#### Stated task
Repeat the listing word for word. No pictures belong in the copy.

#### Given material
* * *

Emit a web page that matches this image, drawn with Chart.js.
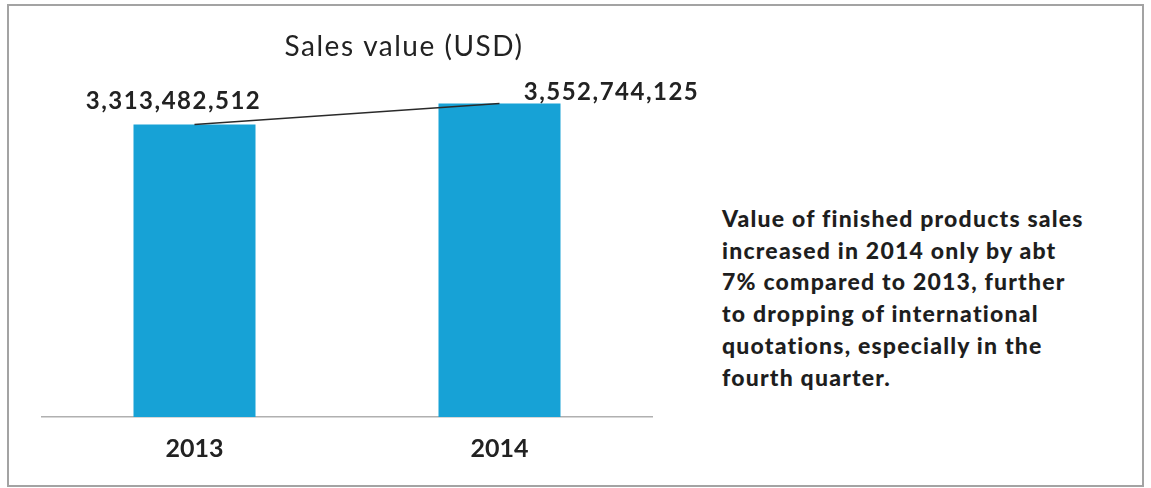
<!DOCTYPE html>
<html>
<head>
<meta charset="utf-8">
<script src="https://cdn.jsdelivr.net/npm/chart.js@4"></script>
<style>
  body { margin: 0; background: #fff; }
  #frame { position: absolute; left: 7px; top: 4px; width: 1133px; height: 479px; border: 2px solid #a3a3a3; }
  #wrap { position: absolute; left: 0; top: 0; width: 700px; height: 488px; }
  #note { position: absolute; left: 722px; top: 203px; font: 900 23px Lato, sans-serif; letter-spacing: 1.2px; color: #1e1e1e; line-height: 31.7px; }
</style>
</head>
<body>
<div id="frame"></div>
<div id="wrap"><canvas id="salesChart"></canvas></div>
<div id="note">Value of finished products sales<br>increased in 2014 only by abt<br>7% compared to 2013, further<br>to dropping of international<br>quotations, especially in the<br>fourth quarter.</div>
<script>
var years = ['2013', '2014'];
var salesUSD = [3313482512, 3552744125];

// value labels sit beside the bar tops, not centred
var labelShift = [[-21, -16], [112, -3]];

var chartText = {
    id: 'chartText',
    afterDatasetsDraw: function(chart) {
        var ctx = chart.ctx;
        var area = chart.chartArea;
        var meta = chart.getDatasetMeta(1);
        ctx.save();
        ctx.fillStyle = '#222';
        ctx.textAlign = 'center';
        ctx.textBaseline = 'alphabetic';

        ctx.font = '28px Lato, sans-serif';
        ctx.letterSpacing = '1.5px';
        ctx.fillText('Sales value (USD)', (area.left + area.right) / 2 + 57, 56);

        ctx.font = 'bold 24px Lato, sans-serif';
        meta.data.forEach(function(bar, i) {
            var txt = salesUSD[i].toLocaleString('en-US');
            ctx.fillText(txt, bar.x + labelShift[i][0], bar.y + labelShift[i][1]);
        });
        ctx.restore();
    }
};

var ctx = document.getElementById('salesChart').getContext('2d');
var salesChart = new Chart(ctx, {
    type: 'bar',
    data: {
        labels: years,
        datasets: [{
            type: 'line',
            data: salesUSD,
            borderColor: '#2a2a2a',
            borderWidth: 1.5,
            pointRadius: 0,
            order: 0
        }, {
            data: salesUSD,
            backgroundColor: '#17a2d6',
            barPercentage: 0.4,
            categoryPercentage: 1,
            order: 1
        }]
    },
    options: {
        responsive: true,
        maintainAspectRatio: false,
        animation: false,
        layout: { padding: { left: 42, right: 48, top: 64, bottom: 7 } },
        plugins: {
            legend: { display: false },
            tooltip: { enabled: false }
        },
        scales: {
            x: {
                offset: true,
                grid: { display: false, drawTicks: false },
                border: { color: '#b0b0b0', width: 1.5 },
                ticks: { color: '#222', font: { family: 'Lato, sans-serif', size: 25, weight: 'bold' }, padding: 17 }
            },
            y: {
                display: false,
                min: 0,
                max: 4000000000
            }
        }
    },
    plugins: [chartText]
});
</script>
</body>
</html>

* * *

#### Task solution
Emit a web page that matches this image, drawn with Chart.js.
<!DOCTYPE html>
<html>
<head>
<meta charset="utf-8">
<script src="https://cdn.jsdelivr.net/npm/chart.js@4"></script>
<style>
  body { margin: 0; background: #fff; }
  #frame { position: absolute; left: 7px; top: 4px; width: 1133px; height: 479px; border: 2px solid #a3a3a3; }
  #wrap { position: absolute; left: 0; top: 0; width: 700px; height: 488px; }
  #note { position: absolute; left: 722px; top: 203px; font: 900 23px Lato, sans-serif; letter-spacing: 1.2px; color: #1e1e1e; line-height: 31.7px; }
</style>
</head>
<body>
<div id="frame"></div>
<div id="wrap"><canvas id="salesChart"></canvas></div>
<div id="note">Value of finished products sales<br>increased in 2014 only by abt<br>7% compared to 2013, further<br>to dropping of international<br>quotations, especially in the<br>fourth quarter.</div>
<script>
var years = ['2013', '2014'];
var salesUSD = [3313482512, 3552744125];

// value labels sit beside the bar tops, not centred
var labelShift = [[-21, -16], [112, -3]];

var chartText = {
    id: 'chartText',
    afterDatasetsDraw: function(chart) {
        var ctx = chart.ctx;
        var area = chart.chartArea;
        var meta = chart.getDatasetMeta(1);
        ctx.save();
        ctx.fillStyle = '#222';
        ctx.textAlign = 'center';
        ctx.textBaseline = 'alphabetic';

        ctx.font = '28px Lato, sans-serif';
        ctx.letterSpacing = '1.5px';
        ctx.fillText('Sales value (USD)', (area.left + area.right) / 2 + 57, 56);

        ctx.font = 'bold 24px Lato, sans-serif';
        meta.data.forEach(function(bar, i) {
            var txt = salesUSD[i].toLocaleString('en-US');
            ctx.fillText(txt, bar.x + labelShift[i][0], bar.y + labelShift[i][1]);
        });
        ctx.restore();
    }
};

var ctx = document.getElementById('salesChart').getContext('2d');
var salesChart = new Chart(ctx, {
    type: 'bar',
    data: {
        labels: years,
        datasets: [{
            type: 'line',
            data: salesUSD,
            borderColor: '#2a2a2a',
            borderWidth: 1.5,
            pointRadius: 0,
            order: 0
        }, {
            data: salesUSD,
            backgroundColor: '#17a2d6',
            barPercentage: 0.4,
            categoryPercentage: 1,
            order: 1
        }]
    },
    options: {
        responsive: true,
        maintainAspectRatio: false,
        animation: false,
        layout: { padding: { left: 42, right: 48, top: 64, bottom: 7 } },
        plugins: {
            legend: { display: false },
            tooltip: { enabled: false }
        },
        scales: {
            x: {
                offset: true,
                grid: { display: false, drawTicks: false },
                border: { color: '#b0b0b0', width: 1.5 },
                ticks: { color: '#222', font: { family: 'Lato, sans-serif', size: 25, weight: 'bold' }, padding: 17 }
            },
            y: {
                display: false,
                min: 0,
                max: 4000000000
            }
        }
    },
    plugins: [chartText]
});
</script>
</body>
</html>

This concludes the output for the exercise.